MATERIAL SUPPLIED »
______________________________

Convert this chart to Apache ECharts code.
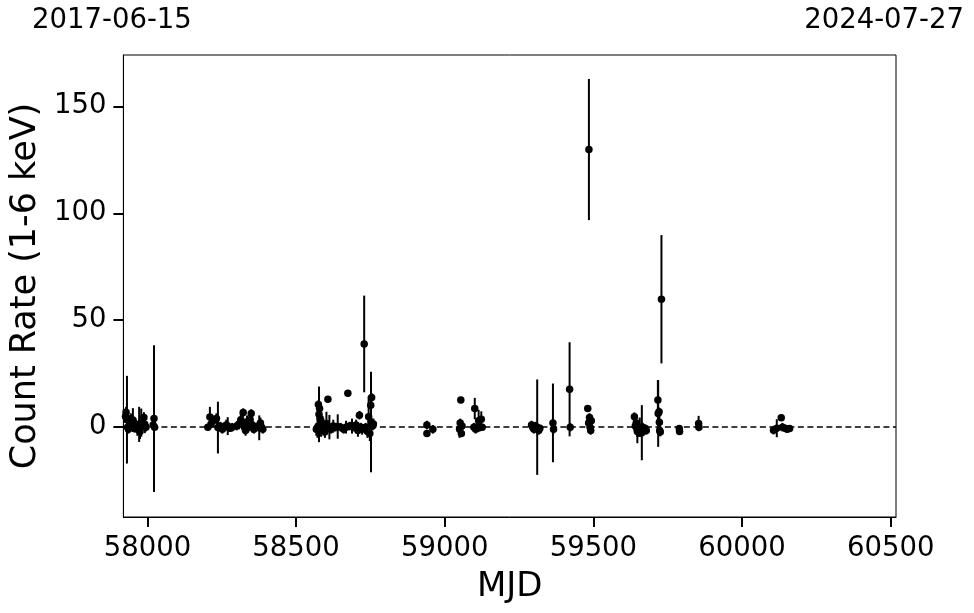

______________________________

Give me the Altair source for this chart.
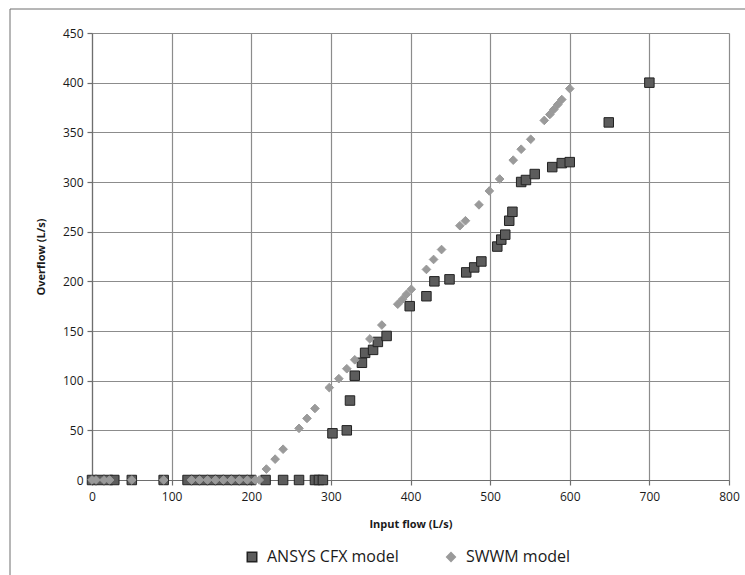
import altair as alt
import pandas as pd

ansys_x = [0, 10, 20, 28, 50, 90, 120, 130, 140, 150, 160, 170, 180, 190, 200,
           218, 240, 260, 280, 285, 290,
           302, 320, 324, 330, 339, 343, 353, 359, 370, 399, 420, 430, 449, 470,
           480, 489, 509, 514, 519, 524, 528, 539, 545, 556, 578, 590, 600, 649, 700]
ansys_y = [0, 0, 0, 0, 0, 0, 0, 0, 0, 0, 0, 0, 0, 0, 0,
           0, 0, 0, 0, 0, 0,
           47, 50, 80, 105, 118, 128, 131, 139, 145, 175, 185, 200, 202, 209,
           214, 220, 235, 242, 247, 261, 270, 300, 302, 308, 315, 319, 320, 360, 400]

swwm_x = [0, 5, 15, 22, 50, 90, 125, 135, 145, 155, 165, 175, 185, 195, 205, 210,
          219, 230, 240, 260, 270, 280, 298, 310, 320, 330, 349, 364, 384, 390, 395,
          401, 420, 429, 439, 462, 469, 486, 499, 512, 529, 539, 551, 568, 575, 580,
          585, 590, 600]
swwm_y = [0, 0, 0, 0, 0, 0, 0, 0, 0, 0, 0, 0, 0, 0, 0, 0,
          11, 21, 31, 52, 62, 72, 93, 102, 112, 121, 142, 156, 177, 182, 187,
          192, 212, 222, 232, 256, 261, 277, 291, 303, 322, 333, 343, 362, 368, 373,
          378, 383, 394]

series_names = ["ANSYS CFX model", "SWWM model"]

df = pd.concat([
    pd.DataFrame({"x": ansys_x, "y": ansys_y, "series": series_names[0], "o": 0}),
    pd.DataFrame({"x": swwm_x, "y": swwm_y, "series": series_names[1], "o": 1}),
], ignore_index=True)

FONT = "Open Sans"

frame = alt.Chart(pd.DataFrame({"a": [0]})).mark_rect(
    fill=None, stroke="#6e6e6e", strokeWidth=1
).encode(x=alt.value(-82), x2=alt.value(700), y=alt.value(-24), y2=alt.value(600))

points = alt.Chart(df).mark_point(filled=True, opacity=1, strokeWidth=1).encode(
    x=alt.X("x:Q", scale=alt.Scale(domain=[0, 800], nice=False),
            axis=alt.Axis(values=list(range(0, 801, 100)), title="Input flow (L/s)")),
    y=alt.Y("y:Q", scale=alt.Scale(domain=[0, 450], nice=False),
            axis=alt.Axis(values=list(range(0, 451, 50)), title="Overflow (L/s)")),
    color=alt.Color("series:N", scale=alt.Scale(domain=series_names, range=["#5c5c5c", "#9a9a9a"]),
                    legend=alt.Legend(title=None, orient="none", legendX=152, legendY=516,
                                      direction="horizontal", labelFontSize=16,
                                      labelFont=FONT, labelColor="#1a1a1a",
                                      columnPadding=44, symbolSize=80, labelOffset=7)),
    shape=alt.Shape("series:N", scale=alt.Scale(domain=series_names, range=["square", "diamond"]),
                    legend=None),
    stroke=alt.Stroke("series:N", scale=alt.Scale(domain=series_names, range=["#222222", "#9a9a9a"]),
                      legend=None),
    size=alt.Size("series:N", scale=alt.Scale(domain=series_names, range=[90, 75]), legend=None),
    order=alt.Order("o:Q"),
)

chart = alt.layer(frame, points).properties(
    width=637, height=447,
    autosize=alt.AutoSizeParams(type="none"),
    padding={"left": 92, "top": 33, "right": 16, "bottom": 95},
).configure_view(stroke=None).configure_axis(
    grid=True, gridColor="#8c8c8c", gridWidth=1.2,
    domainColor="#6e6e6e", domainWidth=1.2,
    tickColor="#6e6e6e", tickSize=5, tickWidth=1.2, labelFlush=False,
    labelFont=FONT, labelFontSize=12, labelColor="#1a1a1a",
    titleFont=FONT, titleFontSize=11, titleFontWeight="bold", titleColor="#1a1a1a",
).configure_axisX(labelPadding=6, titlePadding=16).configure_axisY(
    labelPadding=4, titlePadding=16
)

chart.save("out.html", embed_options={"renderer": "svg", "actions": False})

______________________________

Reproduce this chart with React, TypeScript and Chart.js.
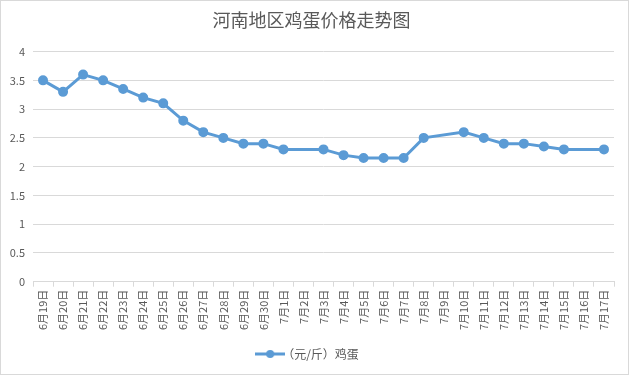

______________________________

TASK »
Without the pictures, give again exactly the lines above starting at the line containing "Give me the Altair source for this chart." and ending at the line containing "x2=alt.value(700), y=alt.value(-24), y2=alt.value(600))".

PROBLEM SOLUTION »
Give me the Altair source for this chart.
import altair as alt
import pandas as pd

ansys_x = [0, 10, 20, 28, 50, 90, 120, 130, 140, 150, 160, 170, 180, 190, 200,
           218, 240, 260, 280, 285, 290,
           302, 320, 324, 330, 339, 343, 353, 359, 370, 399, 420, 430, 449, 470,
           480, 489, 509, 514, 519, 524, 528, 539, 545, 556, 578, 590, 600, 649, 700]
ansys_y = [0, 0, 0, 0, 0, 0, 0, 0, 0, 0, 0, 0, 0, 0, 0,
           0, 0, 0, 0, 0, 0,
           47, 50, 80, 105, 118, 128, 131, 139, 145, 175, 185, 200, 202, 209,
           214, 220, 235, 242, 247, 261, 270, 300, 302, 308, 315, 319, 320, 360, 400]

swwm_x = [0, 5, 15, 22, 50, 90, 125, 135, 145, 155, 165, 175, 185, 195, 205, 210,
          219, 230, 240, 260, 270, 280, 298, 310, 320, 330, 349, 364, 384, 390, 395,
          401, 420, 429, 439, 462, 469, 486, 499, 512, 529, 539, 551, 568, 575, 580,
          585, 590, 600]
swwm_y = [0, 0, 0, 0, 0, 0, 0, 0, 0, 0, 0, 0, 0, 0, 0, 0,
          11, 21, 31, 52, 62, 72, 93, 102, 112, 121, 142, 156, 177, 182, 187,
          192, 212, 222, 232, 256, 261, 277, 291, 303, 322, 333, 343, 362, 368, 373,
          378, 383, 394]

series_names = ["ANSYS CFX model", "SWWM model"]

df = pd.concat([
    pd.DataFrame({"x": ansys_x, "y": ansys_y, "series": series_names[0], "o": 0}),
    pd.DataFrame({"x": swwm_x, "y": swwm_y, "series": series_names[1], "o": 1}),
], ignore_index=True)

FONT = "Open Sans"

frame = alt.Chart(pd.DataFrame({"a": [0]})).mark_rect(
    fill=None, stroke="#6e6e6e", strokeWidth=1
).encode(x=alt.value(-82), x2=alt.value(700), y=alt.value(-24), y2=alt.value(600))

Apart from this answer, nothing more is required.